If WIMPs are the explanation for dark matter should it clump together to form dark matter "planets"?
No. What would bind the WIMPS? They have no chemistry.
Forgive my ignorance but wouldn't gravity do it?
In principle you could have a gravitationally bound object composed only of WIMPs. However, to see why in practice this is very unlikely to happen one should first look at how normal bound objects form. In general, the process goes like this: A bunch of matter slowly starts falling in on itself under mutual gravitational attraction. As the matter collapses it becomes more dense and heats up, losing energy to thermal radiation. This loss of energy slows down the collapse until, eventually, there exists a small bound object.
For WIMPs, the entire part about heating up and losing energy is absent. So the cloud would just collapse, but pass right through itself (classically oscillating like that forever).
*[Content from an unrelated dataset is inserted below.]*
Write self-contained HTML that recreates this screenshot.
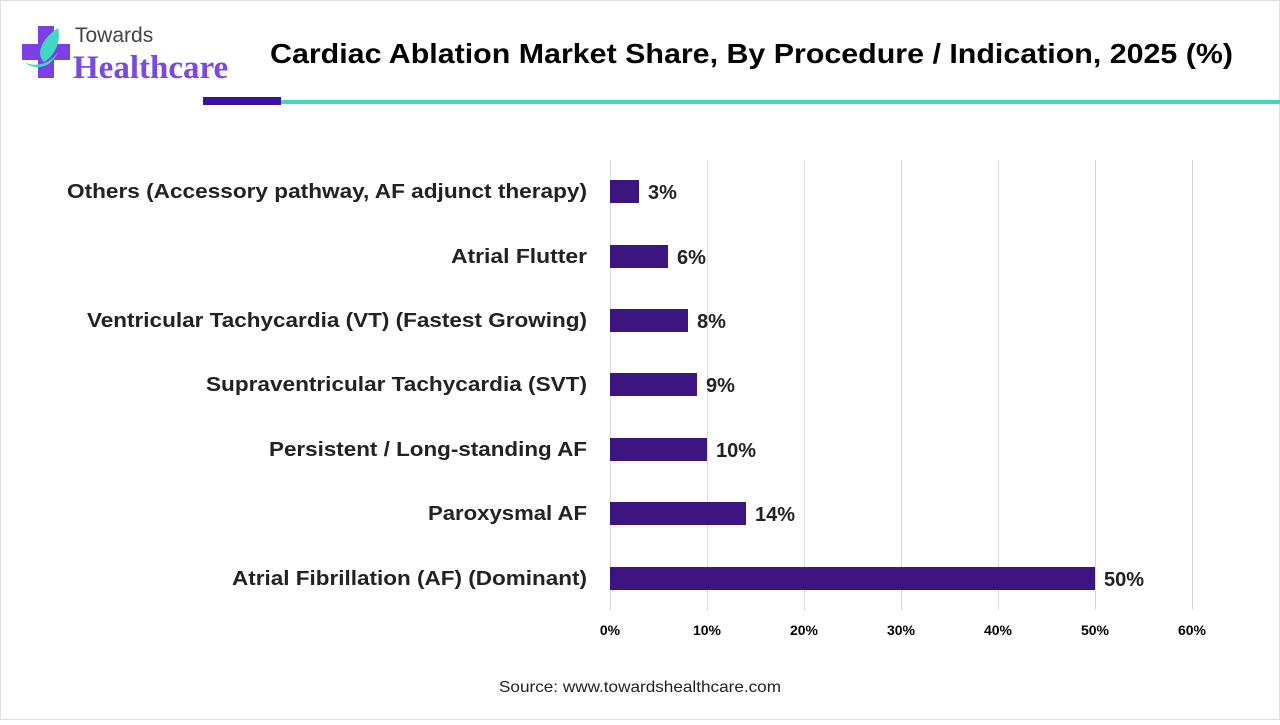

Furthermore, normal bound objects stick together, and these start to accrete even more matter. WIMPs aren't sticky, so this doesn't happen.
This Physics Forums thread from the “Cosmology” section in October, 2011 seems to answer the OP’s question:
Interesting to note that in the above thread, in post number five, the following paper is referenced:
Near the end of this paper it is claimed that during galaxy formation the dark matter halo is “virialized” in an isothermal sphere. This is not really “clumped” as the OP asked about, but it is a kind of an over-density structure held together cohesively by self-gravity.
For a recent review paper see: “The missing matter problem: from the dark matter search to alternative hypotheses”
Thanks for all the replies. Interesting.
What I've gathered from this thread is that WIMPS only interact gravitationally with themselves, matter and antimatter?
Well that is very convenient as this theory cannot be falsified.
If our gravitation laws do not match with experiment and we simply introduce 'invisible pink WIMPS' that have no other observables than adjusting for the experimental discrepancy with theory I'd say we do not have a valid theory.
Ah, we have a MOND believer among us!
If you find dark matter to be objectionable, your options are limited - like MACHOS, black holes, or invoke new physics such as MOND, mirror matter, or exotic matter. The only problem is they replace the perceived pink fairies of DM with pink elephants.
Not really, we can always state that we do not currently have a scientific explanation for it. There is no shame in that.
What constitutes a "valid" theory? Was newtons law of universal gravitation valid? Obviously we probably have a long ways to go in understand what dark matter is, but is our current theory valid? Since it matches observations to some degree I'd argue that it is.
And I'm not sure why you're saying that the theory cannot be falsified. We may not have the capability of detecting WIMPS at the moment, but the theory can be falsified in principle.
That's not how science works. We can't fully explain anything, as that would take us into a possible infinite series of 'why' questions. What we can do is form theories in an attempt to understand how our universe works, and using these theories come up with models and methods to check them. Every theory goes through a point in time where you just don't have the data to say yay or nay on it.
By your train of thought we should just say we have no idea how anything works because we don't fully understand it.
Not at all, we can present theories that in principle can be falsified and have predictive values.
However making numbers fit by introducing entities whose only observables are used to make the numbers fit is no theory at all in my opinion, we simply could not falsify it because there are no other observables than making the numbers fit.
I think we just have to agree to disagree, personally I find the postulation of further undetectable matter only on the ground that it will match the numbers a low in the history of science.
For starters, WMAP and Planck strongly constrain the amount of baryonic matter in the universe to only a fraction of the total matter content of the universe. The bullet cluster appears to be a strong candidate for observational evidence of dark matter. The DAMA/Libra experiment has already claimed direct detection of DM. The Alpha Magnetic Spectrometer [AMS-2] is regarded as likely to confirm this result - and number of other direct detection experiments are also under way. It currently appears much more a question of when, not, if DM will be confirmed. Suggesting that DM is little more than numerolgy is, at best, uninformed.
Sort of. Matter interacts gravitationally with space itself, then WIMPS matter and antimatter go along for the ride. It least that is the way that I see it.
Clumps of dark matter can be observed via bending of light. So things have progressed beyond the purely numerical stage.
Dark Matter was invoked to explain a large number of observations. But as yet, no dark matter particle signatures (evidence) has been detected or observed. Using the simplest or most economic argument without the introduction of exotic ingredients, Einstein’s General Relativity at large scales may need to be revised and extended to account for all the observed dynamics. The very existence of Dark Matter remains an open question until empirical evidence from observations becomes available.
That's no different then the "dark matter" that you are objecting to.
Observations were made that seemed to indicate the presence of something that we couldn't see. No body knows what it is, but it's awkward to call it "an unexplained source of apparent space-time curvature" so we call it dark matter instead. We may discover at some point that it's not matter at all, but some other effect. Until we know what it is, we need something to call it. "Dark matter" is as good a name as any for an unexplained phenomena.